Rather than accept the State’s confession, the OCCA rejected it in a remarkable and remarkably flawed decision. … The net result was a decision ordering the State to move forward with an execution that all parties agree was the product of serious constitutional violations and prosecutorial misconduct.
That decision cannot stand. …
The Attorney General does not claim to have the final word on whether there were Brady and Napue violations here. But by refusing to accept the Attorney General’s decision to waive any procedural obstacles, the OCCA reinforced the troubling message that it will cling to its past decisions even in the rare situation in which a State’s chief law officer concludes that a fresh review is needed. That message has no valid place in our system of justice, least of all in a capital case. This Court should reverse and send a very different signal.

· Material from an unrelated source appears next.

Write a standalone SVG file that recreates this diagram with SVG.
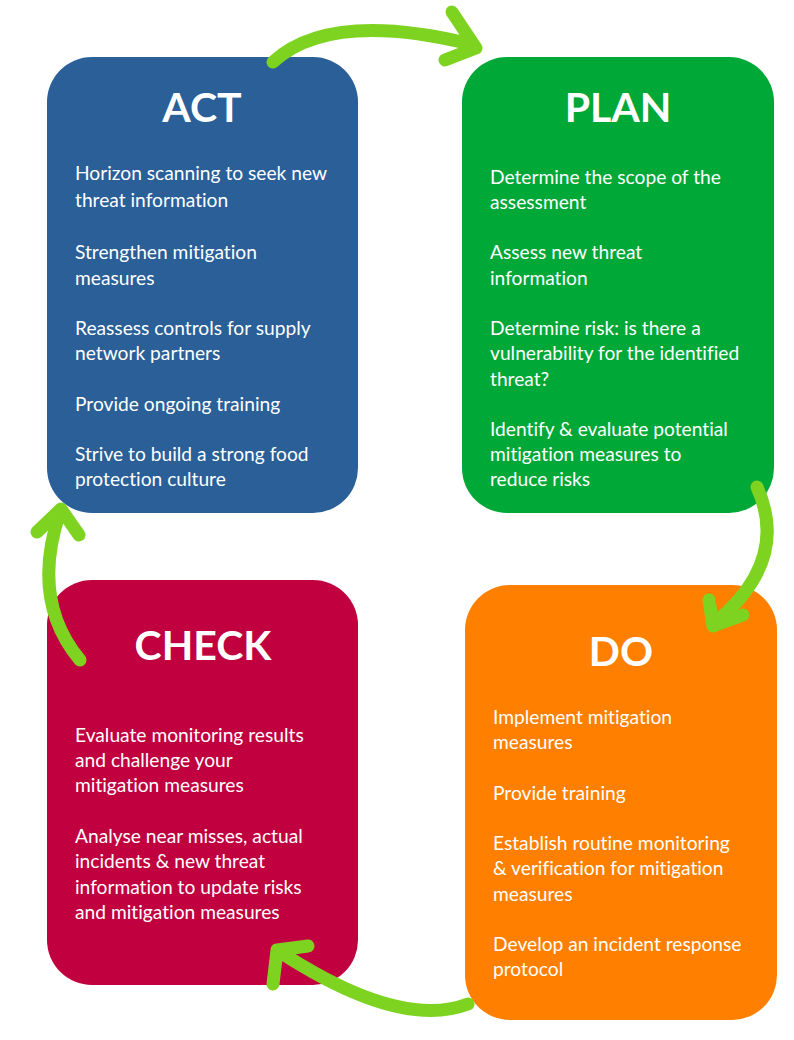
<svg xmlns="http://www.w3.org/2000/svg" width="794" height="1040" viewBox="0 0 794 1040">
<style>
.t{font-family:Lato,"Open Sans",sans-serif;font-weight:bold;font-size:41px;fill:#fff;text-anchor:middle}
.b{font-family:Lato,"Open Sans",sans-serif;font-size:19.2px;fill:#fff;font-variant-ligatures:none}
.a{fill:none;stroke:#7ed321;stroke-width:13;stroke-linecap:round;stroke-linejoin:round}
</style>
<rect width="794" height="1040" fill="#fff"/>
<g id="act"><rect x="47" y="57" width="311" height="456" rx="45" fill="#2a5f98"/>
<text class="t" x="202" y="122">ACT</text>
<text class="b"><tspan x="75" y="180">Horizon scanning to seek new</tspan><tspan x="75" y="207">threat information</tspan><tspan x="75" y="259">Strengthen mitigation</tspan><tspan x="75" y="285">measures</tspan><tspan x="75" y="335">Reassess controls for supply</tspan><tspan x="75" y="360">network partners</tspan><tspan x="75" y="411">Provide ongoing training</tspan><tspan x="75" y="461">Strive to build a strong food</tspan><tspan x="75" y="486">protection culture</tspan></text></g>
<g id="plan"><rect x="462" y="57" width="312" height="456" rx="45" fill="#00a838"/>
<text class="t" x="618" y="122">PLAN</text>
<text class="b"><tspan x="490" y="184">Determine the scope of the</tspan><tspan x="490" y="209">assessment</tspan><tspan x="490" y="259">Assess new threat</tspan><tspan x="490" y="285">information</tspan><tspan x="490" y="335">Determine risk: is there a</tspan><tspan x="490" y="360">vulnerability for the identified</tspan><tspan x="490" y="386">threat?</tspan><tspan x="490" y="436">Identify &amp; evaluate potential</tspan><tspan x="490" y="461">mitigation measures to</tspan><tspan x="490" y="486">reduce risks</tspan></text></g>
<g id="check"><rect x="47" y="580" width="311" height="405" rx="45" fill="#c0003f"/>
<text class="t" x="203" y="660">CHECK</text>
<text class="b"><tspan x="75" y="742">Evaluate monitoring results</tspan><tspan x="75" y="767">and challenge your</tspan><tspan x="75" y="792">mitigation measures</tspan><tspan x="75" y="843">Analyse near misses, actual</tspan><tspan x="75" y="868">incidents &amp; new threat</tspan><tspan x="75" y="894">information to update risks</tspan><tspan x="75" y="919">and mitigation measures</tspan></text></g>
<g id="do"><rect x="465" y="585" width="312" height="435" rx="45" fill="#ff8000"/>
<text class="t" x="621" y="666">DO</text>
<text class="b"><tspan x="493" y="724">Implement mitigation</tspan><tspan x="493" y="749">measures</tspan><tspan x="493" y="800">Provide training</tspan><tspan x="493" y="850">Establish routine monitoring</tspan><tspan x="493" y="875">&amp; verification for mitigation</tspan><tspan x="493" y="901">measures</tspan><tspan x="493" y="951">Develop an incident response</tspan><tspan x="493" y="976">protocol</tspan></text></g>
<g id="connectors">
<path class="a" d="M273,62 Q330,10 470,44"/><path class="a" d="M452,12 L476,48 L445,60"/>
<path class="a" d="M757,487 Q790,560 716,622"/><path class="a" d="M709,600 L713,626 L743,615"/>
<path class="a" d="M468,1004 Q400,1030 280,952"/><path class="a" d="M273,984 L277,950 L308,946"/>
<path class="a" d="M80,660 Q30,600 60,512"/><path class="a" d="M37,532 L61,509 L79,535"/>
</g>
</svg>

Glossip’s brief is also due to be filed Tuesday, but it was not available on the docket at the time of publication.
The Supreme Court, as it regularly does in situations where no party is defending the judgment below, asked Christopher Michel, a partner at Quinn Emanuel, “to brief and argue this case, as amicus curiae, in support of the judgment below.” His brief is not due until July 8 — which will be a lifetime from now, in Supreme Court years.
I’ll have more on the arguments raised in the case once all of the briefs are filed.

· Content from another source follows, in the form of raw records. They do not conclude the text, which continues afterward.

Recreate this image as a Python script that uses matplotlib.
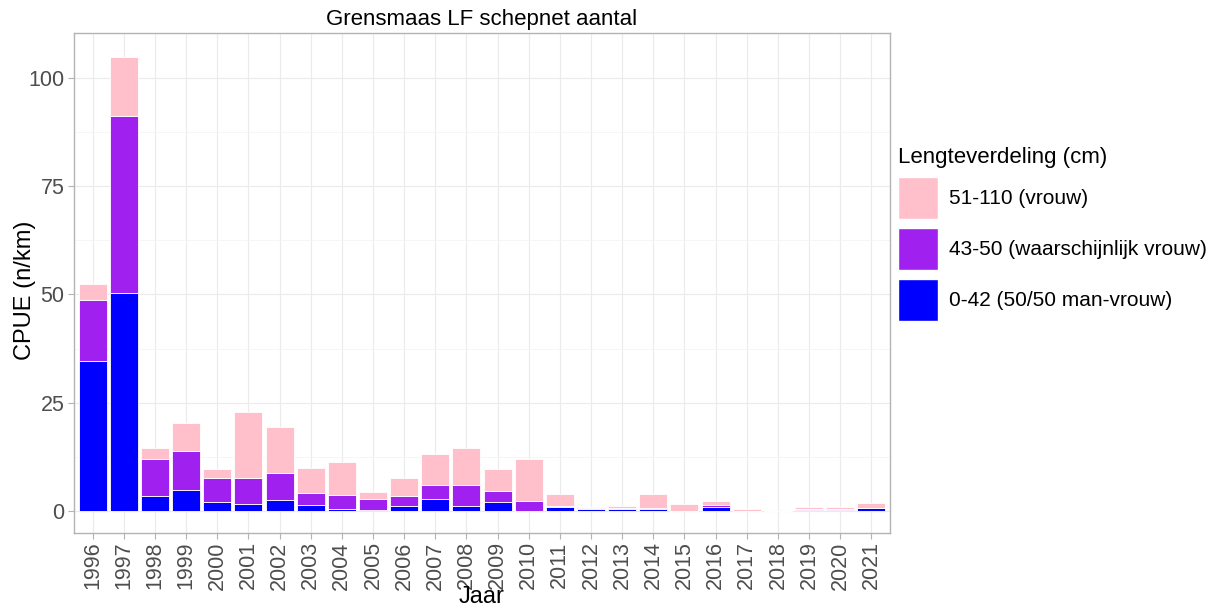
import numpy as np
import matplotlib
matplotlib.use("Agg")
import matplotlib.pyplot as plt
from matplotlib.patches import Patch

plt.rcParams['font.family'] = ['Liberation Sans', 'DejaVu Sans']

years = [str(y) for y in range(1996, 2022)]
# stacked CPUE per length class (n/km)
blue_0_42 = [34.6, 50.3, 3.5, 4.8, 2.0, 1.5, 2.5, 1.4, 0.5, 0.3, 1.2, 2.7, 1.2,
             2.0, 0.0, 1.0, 0.4, 0.35, 0.4, 0.0, 1.0, 0.0, 0.0, 0.3, 0.3, 0.6]
purple_43_50 = [14.1, 40.9, 8.5, 9.1, 5.5, 6.2, 6.3, 2.8, 3.2, 2.4, 2.2, 3.2, 4.7,
                2.6, 2.4, 0.2, 0.2, 0.35, 0.2, 0.0, 0.3, 0.0, 0.0, 0.2, 0.2, 0.1]
pink_51_110 = [3.7, 13.6, 2.6, 6.4, 2.1, 15.2, 10.5, 5.6, 7.6, 1.7, 4.1, 7.3, 8.6,
               5.0, 9.6, 2.6, 0.2, 0.5, 3.3, 1.6, 1.0, 0.4, 0.0, 0.5, 0.5, 1.1]

labels = ['51-110 (vrouw)', '43-50 (waarschijnlijk vrouw)', '0-42 (50/50 man-vrouw)']
colors = ['#FFC0CB', '#A020F0', '#0000FF']

W, H = 1222, 608
fig = plt.figure(figsize=(W / 100, H / 100), dpi=100)
ax = fig.add_axes([74 / W, 1 - 533 / H, 816 / W, 500 / H])

x = np.arange(len(years))
b1 = np.array(blue_0_42)
b2 = np.array(purple_43_50)
b3 = np.array(pink_51_110)
ax.bar(x, b1, width=0.9, color=colors[2], edgecolor='white', linewidth=0.6, zorder=3)
ax.bar(x, b2, bottom=b1, width=0.9, color=colors[1], edgecolor='white', linewidth=0.6, zorder=3)
ax.bar(x, b3, bottom=b1 + b2, width=0.9, color=colors[0], edgecolor='white', linewidth=0.6, zorder=3)

ax.set_xlim(-0.6, len(years) - 0.4)
ax.set_ylim(-5.1, 110.4)
ax.set_yticks([0, 25, 50, 75, 100])
ax.set_yticks([12.5, 37.5, 62.5, 87.5], minor=True)
ax.set_xticks(x)
ax.set_xticklabels(years, rotation=90, fontsize=15.5, color='#4d4d4d')
ax.tick_params(axis='y', labelsize=15.5, labelcolor='#4d4d4d', color='#b3b3b3', length=4, pad=3)
ax.tick_params(axis='y', which='minor', length=0)
ax.tick_params(axis='x', color='#b3b3b3', length=4, pad=2)
ax.grid(True, which='major', color='#ebebeb', linewidth=0.8, zorder=0)
ax.grid(True, which='minor', axis='y', color='#f3f3f3', linewidth=0.5, zorder=0)
for s in ax.spines.values():
    s.set_color('#b3b3b3')
    s.set_linewidth(1.0)

fig.text(482 / W, 1 - 597 / H, 'Jaar', fontsize=17, ha='center', va='center')
fig.text(25 / W, 1 - 290 / H, 'CPUE (n/km)', fontsize=17, ha='center', va='center',
         rotation=90)
fig.text(482 / W, 1 - 20 / H, 'Grensmaas LF schepnet aantal', fontsize=16,
         ha='center', va='center')

handles = [Patch(facecolor=c, edgecolor='white') for c in colors]
fig.legend(handles, labels, title='Lengteverdeling (cm)', loc='upper left',
           bbox_to_anchor=(898 / W, 1 - 147 / H), frameon=False, fontsize=15,
           title_fontsize=16, handlelength=1.92, handleheight=2.7,
           labelspacing=0.44, handletextpad=0.53, borderpad=0, borderaxespad=0,
           alignment='left')

fig.savefig('out.png', dpi=100)
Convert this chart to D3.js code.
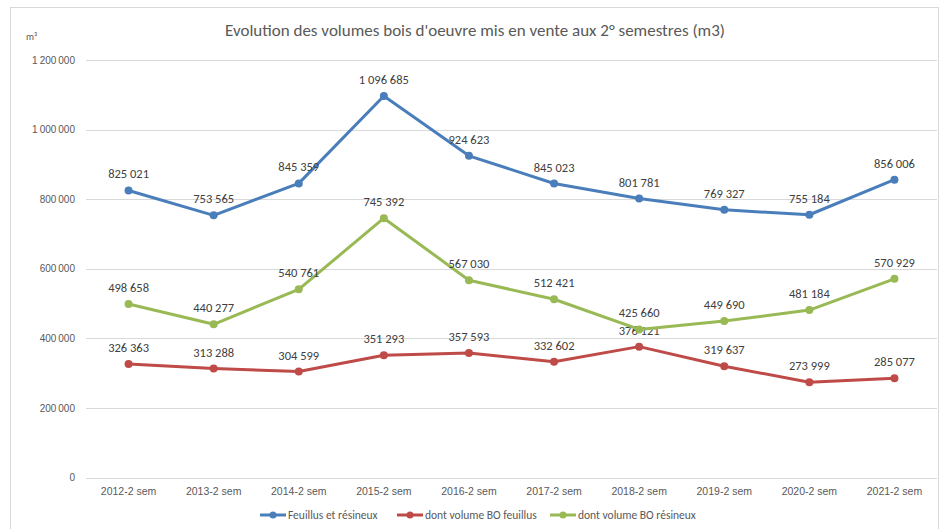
<!DOCTYPE html>
<html>
<head>
<meta charset="utf-8">
<script src="https://cdn.jsdelivr.net/npm/d3@7"></script>
<style>
  body { margin: 0; background: #fff; }
  svg { font-family: Carlito, Lato, "Open Sans", sans-serif; }
</style>
</head>
<body>
<svg width="943" height="529"></svg>
<script>
var categories = ["2012-2 sem", "2013-2 sem", "2014-2 sem", "2015-2 sem", "2016-2 sem",
                  "2017-2 sem", "2018-2 sem", "2019-2 sem", "2020-2 sem", "2021-2 sem"];
var totalValues = [825021, 753565, 845359, 1096685, 924623, 845023, 801781, 769327, 755184, 856006];
var feuillusValues = [326363, 313288, 304599, 351293, 357593, 332602, 376121, 319637, 273999, 285077];
var resineuxValues = [498658, 440277, 540761, 745392, 567030, 512421, 425660, 449690, 481184, 570929];
var yTicks = [0, 200000, 400000, 600000, 800000, 1000000, 1200000];

var series = [
  {name: "Feuillus et résineux", values: totalValues, color: "#4a7ebb"},
  {name: "dont volume BO feuillus", values: feuillusValues, color: "#be4b48"},
  {name: "dont volume BO résineux", values: resineuxValues, color: "#98b954"}
];

var fmt = function(v) { return d3.format(",")(v).replace(/,/g, "\u202f"); };

var svg = d3.select("svg");

// cadre
svg.append("rect").attr("x", 10.5).attr("y", 7.5).attr("width", 928).attr("height", 530)
  .attr("fill", "#fff").attr("stroke", "#d9d9d9");

var pLeft = 86, pRight = 937, pTop = 60, pBottom = 477.5;
var x = d3.scaleBand().domain(categories).range([pLeft, pRight]);
var y = d3.scaleLinear().domain([0, 1200000]).range([pBottom, pTop]);

// grille
svg.append("g").selectAll("line").data(yTicks).enter().append("line")
  .attr("x1", pLeft).attr("x2", pRight)
  .attr("y1", function(d) { return Math.round(y(d)) + 0.5; })
  .attr("y2", function(d) { return Math.round(y(d)) + 0.5; })
  .attr("stroke", "#d9d9d9").attr("stroke-width", 1);

var yAxis = svg.append("g").attr("transform", "translate(" + (pLeft - 8) + ",0)")
  .call(d3.axisLeft(y).tickValues(yTicks).tickSize(0).tickFormat(fmt));
yAxis.select(".domain").remove();
yAxis.selectAll("text").attr("fill", "#595959").style("font-size", "10px");

var xAxis = svg.append("g").attr("transform", "translate(0," + (pBottom + 7) + ")")
  .call(d3.axisBottom(x).tickSize(0));
xAxis.select(".domain").remove();
xAxis.selectAll("text").attr("fill", "#595959").style("font-size", "10.5px");

svg.append("text").attr("x", 26).attr("y", 40).text("m³")
  .attr("fill", "#595959").style("font-size", "10px");

svg.append("text").attr("x", 475).attr("y", 36).attr("text-anchor", "middle")
  .text("Evolution des volumes bois d'oeuvre mis en vente aux 2° semestres (m3)")
  .attr("fill", "#595959").style("font-size", "17px");

var line = d3.line()
  .x(function(d, i) { return x(categories[i]) + x.bandwidth() / 2; })
  .y(function(d) { return y(d); });

series.forEach(function(s) {
  var g = svg.append("g");
  g.append("path").datum(s.values).attr("d", line)
    .attr("fill", "none").attr("stroke", s.color).attr("stroke-width", 3)
    .attr("stroke-linejoin", "round");
  g.selectAll("circle").data(s.values).enter().append("circle")
    .attr("cx", function(d, i) { return x(categories[i]) + x.bandwidth() / 2; })
    .attr("cy", function(d) { return y(d); })
    .attr("r", 4).attr("fill", s.color);
  g.selectAll("text").data(s.values).enter().append("text")
    .attr("x", function(d, i) { return x(categories[i]) + x.bandwidth() / 2; })
    .attr("y", function(d) { return y(d) - 12; })
    .attr("text-anchor", "middle")
    .attr("fill", "#404040").style("font-size", "12.5px")
    .text(fmt);
});

// légende
var legendX = [260, 397, 550];
series.forEach(function(s, i) {
  var lg = svg.append("g").attr("transform", "translate(" + legendX[i] + ",515)");
  lg.append("line").attr("x1", 0).attr("x2", 26).attr("stroke", s.color).attr("stroke-width", 3);
  lg.append("circle").attr("cx", 13).attr("r", 3.5).attr("fill", s.color);
  lg.append("text").attr("x", 28).attr("y", 4).text(s.name)
    .attr("fill", "#595959").style("font-size", "11.5px");
});
</script>
</body>
</html>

Although the case won’t be heard until the fall, I wanted to highlight this brief now because it is important to see Drummond and Clement fighting at the Supreme Court for the rule of law — particularly two days before Donald Trump’s lawyers will be before the justices asking for the Supreme Court to hold the former president immune from the rule of law.
The filing also came, of course, as Trump is spending his time this week in his criminal trial in Manhattan, where jurors heard damaging testimony Tuesday about the efforts to bury negative stories about Trump from the public during his 2016 presidential campaign. Additionally, the judge in that case questioned Trump’s lawyers Tuesday about the prosecutor’s request to hold Trump in contempt for violating the court’s gag order — yet more disrespect for the rule of law.
I had to read this twice to make sure I understood..... I kept thinking I was misinterpreting something but nope I was not. Rarity, a Conservative Republican AG does not want the death penalty for an inmate. And admits that there was wrong doing, cover-ups, lies. But OCCA ignores it. WTH
It’s a pleasant surprise to see an AG arguing against the death penalty, because justice. Maybe the Supreme court no longer agrees, but I think justice is always relevant, even more so in death cases. Alas, they don’t care what I think.